By a more direct calculation: $$\begin{align}\int_{\frac 1 n}^1 \left\lfloor \frac 1 x \right\rfloor\ dx &= \sum_{k = 1}^{n-1} \int_\frac 1 {k + 1}^\frac 1 k \left\lfloor \frac 1 x \right\rfloor\ dx \\&= \sum_{k = 1}^{n-1} \int_\frac 1 {k + 1}^\frac 1 k k\ dx \\&= \sum_{k = 1}^{n-1} k\left(\frac 1 k - \frac 1 {k+1}\right) \\&= \sum_{k = 1}^{n-1} \frac 1 {k+1} \\&= H(n) - 1\end{align}$$

Between inverses of integers, the integrand is constant, so it's antiderivative is going to be that constant times $x$ plus a constant, just as I gave. I.e., my antiderivative works.

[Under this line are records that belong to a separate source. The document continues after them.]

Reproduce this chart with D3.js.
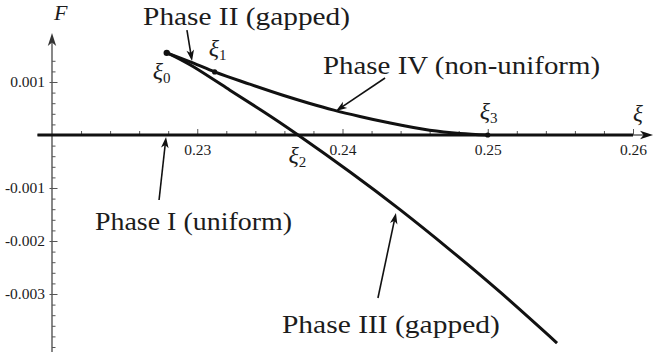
<!DOCTYPE html>
<html>
<head>
<meta charset="utf-8">
<script src="https://cdn.jsdelivr.net/npm/d3@7"></script>
<style>
  html, body { margin: 0; padding: 0; background: #fff; }
  svg { display: block; font-family: 'Liberation Serif', 'DejaVu Serif', 'Times New Roman', Times, serif; }
  svg text { fill: #1c1c1c; }
</style>
</head>
<body>
<svg id="chart" width="654" height="352"></svg>
<script>
// Phase I (uniform): F = 0 along the whole window
const uniformXi = [0.219, 0.26];
const uniformF = [0, 0];

// Phase II from ξ0 to ξ1, continuing as Phase IV (non-uniform) down to ξ3
const upperXi = [0.2279, 0.2297, 0.2312, 0.2336, 0.2359, 0.2377, 0.2394, 0.2412, 0.2432, 0.2460, 0.2481, 0.2500];
const upperF  = [0.00155, 0.00136, 0.00119, 0.00096, 0.00075, 0.00060, 0.00047, 0.00035, 0.00023, 0.00009, 0.00003, 0];

// Gapped branch from ξ0 through ξ2 (Phase III)
const gappedXi = [0.22793, 0.22971, 0.23225, 0.23446, 0.23694, 0.24052, 0.24396, 0.24740, 0.25084, 0.25477];
const gappedF  = [0.00155, 0.001292, 0.000845, 0.000457, 0, -0.000698, -0.001409, -0.002166, -0.002962, -0.003925];

// Marked points ξ0 … ξ3
const pointIndex = ["0", "1", "2", "3"];
const pointXi = [0.2279, 0.2312, 0.2369, 0.2500];
const pointF  = [0.00155, 0.00119, 0, 0];
const pointDot = [true, true, false, true];

// Ticks
const xMajorTicks = [0.23, 0.24, 0.25, 0.26];
const xTickLabels = ["0.23", "0.24", "0.25", "0.26"];
const xMinorTicks = [0.222, 0.224, 0.226, 0.228, 0.232, 0.234, 0.236, 0.238,
                     0.242, 0.244, 0.246, 0.248, 0.252, 0.254, 0.256, 0.258];
const yMajorTicks = [-0.003, -0.002, -0.001, 0.001];
const yTickLabels = ["-0.003", "-0.002", "-0.001", "0.001"];
const yMinorTicks = [0.0014, 0.0012, 0.0008, 0.0006, 0.0004, 0.0002,
                     -0.0002, -0.0004, -0.0006, -0.0008, -0.0012, -0.0014, -0.0016, -0.0018,
                     -0.0022, -0.0024, -0.0026, -0.0028, -0.0032, -0.0034, -0.0036, -0.0038, -0.004];

// Phase annotations: label anchor, arrow tail and arrow tip, in (ξ, F)
const phaseNames = ["Phase II (gapped)", "Phase IV (non-uniform)", "Phase I (uniform)", "Phase III (gapped)"];
const phaseLabelXi = [0.22627, 0.23866, 0.22296, 0.23583];
const phaseLabelF  = [0.002075, 0.001151, -0.001792, -0.003736];
const phaseTailXi  = [0.22929, 0.24293, 0.22737, 0.24244];
const phaseTailF   = [0.001981, 0.001075, -0.001226, -0.003075];
const phaseTipXi   = [0.22964, 0.23955, 0.22785, 0.24368];
const phaseTipF    = [0.001396, 0.000453, -0.000038, -0.001472];

const svg = d3.select("#chart");

const x = d3.scaleLinear().domain([0.22, 0.26]).range([52, 633]);
const y = d3.scaleLinear().domain([0, 0.001]).range([135, 82]);

const ink = "#111";
const axisGray = "#555";

// filled arrowhead with a notched back
function arrowHead(tx, ty, ux, uy, L, W, N) {
  const nx = -uy, ny = ux;
  const bx = tx - L * ux, by = ty - L * uy;
  return `M${tx},${ty}L${bx + W * nx},${by + W * ny}L${tx - (L - N) * ux},${ty - (L - N) * uy}L${bx - W * nx},${by - W * ny}Z`;
}

// ---- axes ----
const x0 = x(0.219), xTip = x(0.26138);
svg.append("line")
  .attr("x1", x0).attr("x2", xTip - 8)
  .attr("y1", y(0)).attr("y2", y(0))
  .attr("stroke", ink).attr("stroke-width", 1.2);
svg.append("path").attr("d", arrowHead(xTip, y(0), 1, 0, 13, 4.2, 3.5)).attr("fill", ink);

const yTop = y(0.001925);
svg.append("line")
  .attr("x1", x(0.22)).attr("x2", x(0.22))
  .attr("y1", 352).attr("y2", yTop + 8)
  .attr("stroke", axisGray).attr("stroke-width", 1.4);
svg.append("path").attr("d", arrowHead(x(0.22), yTop, 0, -1, 13, 4.2, 3.5)).attr("fill", "#333");

// x ticks (pointing up) with labels below
const gx = svg.append("g").attr("transform", `translate(0,${y(0)})`);
gx.call(d3.axisBottom(x).tickValues(xMinorTicks).tickSizeInner(-4).tickSizeOuter(0).tickFormat(""));
gx.call(g => g.select(".domain").remove());
const gxM = svg.append("g").attr("transform", `translate(0,${y(0)})`);
gxM.call(d3.axisBottom(x).tickValues(xMajorTicks).tickSizeInner(-6).tickSizeOuter(0)
  .tickPadding(9).tickFormat((d, i) => xTickLabels[i]));
gxM.call(g => g.select(".domain").remove());

// y ticks (pointing right) with labels on the left
const gy = svg.append("g").attr("transform", `translate(${x(0.22)},0)`);
gy.call(d3.axisLeft(y).tickValues(yMinorTicks).tickSizeInner(-3.5).tickSizeOuter(0).tickFormat(""));
gy.call(g => g.select(".domain").remove());
const gyM = svg.append("g").attr("transform", `translate(${x(0.22)},0)`);
gyM.call(d3.axisLeft(y).tickValues(yMajorTicks).tickSizeInner(-5.5).tickSizeOuter(0)
  .tickPadding(7).tickFormat((d, i) => yTickLabels[i]));
gyM.call(g => g.select(".domain").remove());
gyM.selectAll(".tick line").attr("x1", -2.5);

// d3.axis sets its own font attributes on the group; drop them so the svg font applies
[gx, gxM, gy, gyM].forEach(g => g.attr("font-family", null).attr("font-size", 15.5));
svg.selectAll("g.tick line").attr("stroke", axisGray).attr("stroke-width", 1);
svg.selectAll("g.tick text").attr("fill", "#222");

// axis names
svg.append("text").attr("x", x(0.22) + 2).attr("y", 20)
  .attr("font-size", 22).attr("font-style", "italic").text("F");
svg.append("text").attr("x", x(0.26)).attr("y", y(0) - 14)
  .attr("font-size", 23).attr("font-style", "italic").text("ξ");

// ---- curves ----
const lineMono = d3.line().x(d => x(d[0])).y(d => y(d[1])).curve(d3.curveMonotoneX);
const lineSmooth = d3.line().x(d => x(d[0])).y(d => y(d[1])).curve(d3.curveNatural);
const curveStyle = sel => sel.attr("fill", "none").attr("stroke", ink)
  .attr("stroke-width", 3).attr("stroke-linejoin", "round").attr("stroke-linecap", "butt");

svg.append("path").datum(d3.zip(uniformXi, uniformF)).attr("d", lineMono).call(curveStyle).attr("stroke-width", 3.2);
svg.append("path").datum(d3.zip(gappedXi, gappedF)).attr("d", lineSmooth).call(curveStyle);
svg.append("path").datum(d3.zip(upperXi, upperF)).attr("d", lineMono).call(curveStyle);

// marked points
const pts = pointIndex.map((k, i) => ({ k, xi: pointXi[i], f: pointF[i], dot: pointDot[i] }));
svg.selectAll("circle.pt").data(pts.filter(p => p.dot)).join("circle")
  .attr("class", "pt")
  .attr("cx", p => x(p.xi)).attr("cy", p => y(p.f))
  .attr("r", (p, i) => i === 0 ? 3.2 : 2.6).attr("fill", ink);

// ξ labels next to the points
const labelOffset = { "0": [-14, 26], "1": [-6, -16], "2": [-9, 28], "3": [-8, -16] };
pts.forEach(p => {
  const [dx, dy] = labelOffset[p.k];
  const t = svg.append("text")
    .attr("x", x(p.xi) + dx).attr("y", y(p.f) + dy).attr("font-size", 24);
  t.append("tspan").attr("font-style", "italic").text("ξ");
  t.append("tspan").attr("font-size", 15).attr("dy", 4).text(p.k);
});

// ---- phase annotations ----
const phaseWidth = [207, 277, 197, 218];
phaseNames.forEach((name, i) => {
  svg.append("text")
    .attr("x", x(phaseLabelXi[i])).attr("y", y(phaseLabelF[i]))
    .attr("font-size", 26)
    .attr("textLength", phaseWidth[i]).attr("lengthAdjust", "spacingAndGlyphs")
    .text(name);
  const tx = x(phaseTailXi[i]), ty = y(phaseTailF[i]);
  const hx = x(phaseTipXi[i]), hy = y(phaseTipF[i]);
  const len = Math.hypot(hx - tx, hy - ty);
  const ux = (hx - tx) / len, uy = (hy - ty) / len;
  svg.append("line")
    .attr("x1", tx).attr("y1", ty)
    .attr("x2", hx - 6 * ux).attr("y2", hy - 6 * uy)
    .attr("stroke", ink).attr("stroke-width", 1.6);
  svg.append("path").attr("d", arrowHead(hx, hy, ux, uy, 11, 3.8, 3)).attr("fill", ink);
});
</script>
</body>
</html>
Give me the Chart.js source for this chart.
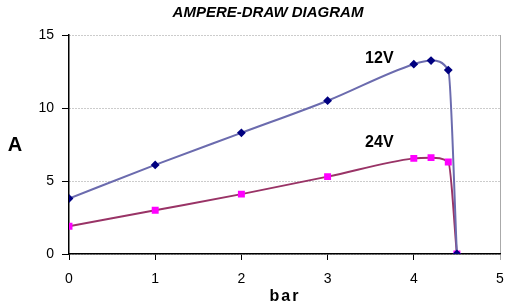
<!DOCTYPE html>
<html>
<head>
<meta charset="utf-8">
<script src="https://cdn.jsdelivr.net/npm/chart.js@4/dist/chart.umd.min.js"></script>
<style>
  html, body { margin: 0; padding: 0; background: #fff; }
  #wrap { width: 531px; height: 307px; }
</style>
</head>
<body>
<div id="wrap"><canvas id="chart" width="531" height="307"></canvas></div>
<script>
// pressure (bar) vs current (A)
const pressure12 = [0, 1, 2, 3, 4, 4.2, 4.4, 4.5];
const amps12 = [3.8, 6.1, 8.3, 10.5, 13.0, 13.25, 12.6, 0];
const pressure24 = [0, 1, 2, 3, 4, 4.2, 4.4, 4.5];
const amps24 = [1.9, 3.0, 4.1, 5.3, 6.55, 6.6, 6.3, 0];
const seriesLabels = ['12V', '24V'];
const labelSpots = [[3.6, 13.4], [3.6, 7.6]];

const font = 'Liberation Sans, Arial, sans-serif';

const textPlugin = {
    id: 'textPlugin',
    afterDraw(chart) {
        const ctx = chart.ctx;
        const xs = chart.scales.x, ys = chart.scales.y;
        ctx.save();
        ctx.fillStyle = '#000';
        ctx.textAlign = 'center';
        ctx.textBaseline = 'middle';
        ctx.font = 'italic bold 15px ' + font;
        ctx.fillText('AMPERE-DRAW DIAGRAM', 268, 13);
        ctx.font = 'bold 16px ' + font;
        seriesLabels.forEach((s, i) => {
            ctx.fillText(s, xs.getPixelForValue(labelSpots[i][0]), ys.getPixelForValue(labelSpots[i][1]));
        });
        ctx.font = 'bold 20px ' + font;
        ctx.fillText('A', 15, 145);
        ctx.font = 'bold 16px ' + font;
        ctx.letterSpacing = '2px';
        ctx.fillText('bar', 285, 297);
        ctx.restore();
    }
};

new Chart(document.getElementById('chart').getContext('2d'), {
    type: 'line',
    data: {
        datasets: [{
            label: seriesLabels[0],
            data: pressure12.map((p, i) => ({ x: p, y: amps12[i] })),
            borderColor: '#6b6bae',
            borderWidth: 2,
            pointStyle: 'rectRot',
            pointRadius: 3,
            pointBackgroundColor: '#000080',
            pointBorderColor: '#000080',
            cubicInterpolationMode: 'monotone',
            fill: false
        }, {
            label: seriesLabels[1],
            data: pressure24.map((p, i) => ({ x: p, y: amps24[i] })),
            borderColor: '#993366',
            borderWidth: 2,
            pointStyle: 'rect',
            pointRadius: 3.5,
            pointBackgroundColor: '#ff00ff',
            pointBorderColor: '#ff00ff',
            cubicInterpolationMode: 'monotone',
            fill: false
        }]
    },
    options: {
        responsive: false,
        animation: false,
        layout: { padding: { left: 0, right: 31, top: 35, bottom: 0 } },
        plugins: {
            legend: { display: false },
            tooltip: { enabled: false }
        },
        scales: {
            x: {
                type: 'linear',
                min: 0,
                max: 5,
                afterFit(scale) { scale.height = 53; },
                ticks: { stepSize: 1, color: '#000', font: { family: font, size: 14 }, padding: 11 },
                grid: {
                    color: (c) => c.tick && c.tick.value === 5 ? '#aaa' : 'rgba(0,0,0,0)',
                    tickColor: (c) => c.tick && c.tick.value === 5 ? '#aaa' : '#000',
                    tickLength: 6
                },
                border: { color: '#000', width: 1.5 }
            },
            y: {
                min: 0,
                max: 15,
                afterFit(scale) { scale.width = 69; },
                ticks: { stepSize: 5, color: '#000', font: { family: font, size: 14 }, padding: 8 },
                grid: {
                    color: '#999',
                    tickColor: '#000',
                    tickBorderDash: [],
                    tickLength: 7
                },
                border: { color: '#000', width: 1.5, dash: [1, 2] }
            }
        }
    },
    plugins: [textPlugin]
});
</script>
</body>
</html>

Now this is only for $x > 0$. Note that as $x \to 0+$, the antiderivative rises to $\infty$. This breaks the whole matter up. On the negative side, you will get a different (but very similar) antiderivative. I'll leave it to you to figure out what the differences are. Because of the singularity at $x = 0$, you cannot have an indefinite integral that works over the entire real line, or even the entire real line except $0$, at least as far for calculating integrals: if $a < 0$ and $b > 0$, then $$\int_a^b \left\lfloor \frac 1 x \right\rfloor\ dx$$ does not converge, so there is no function $f$ where it will be equal to $f(b) - f(a)$.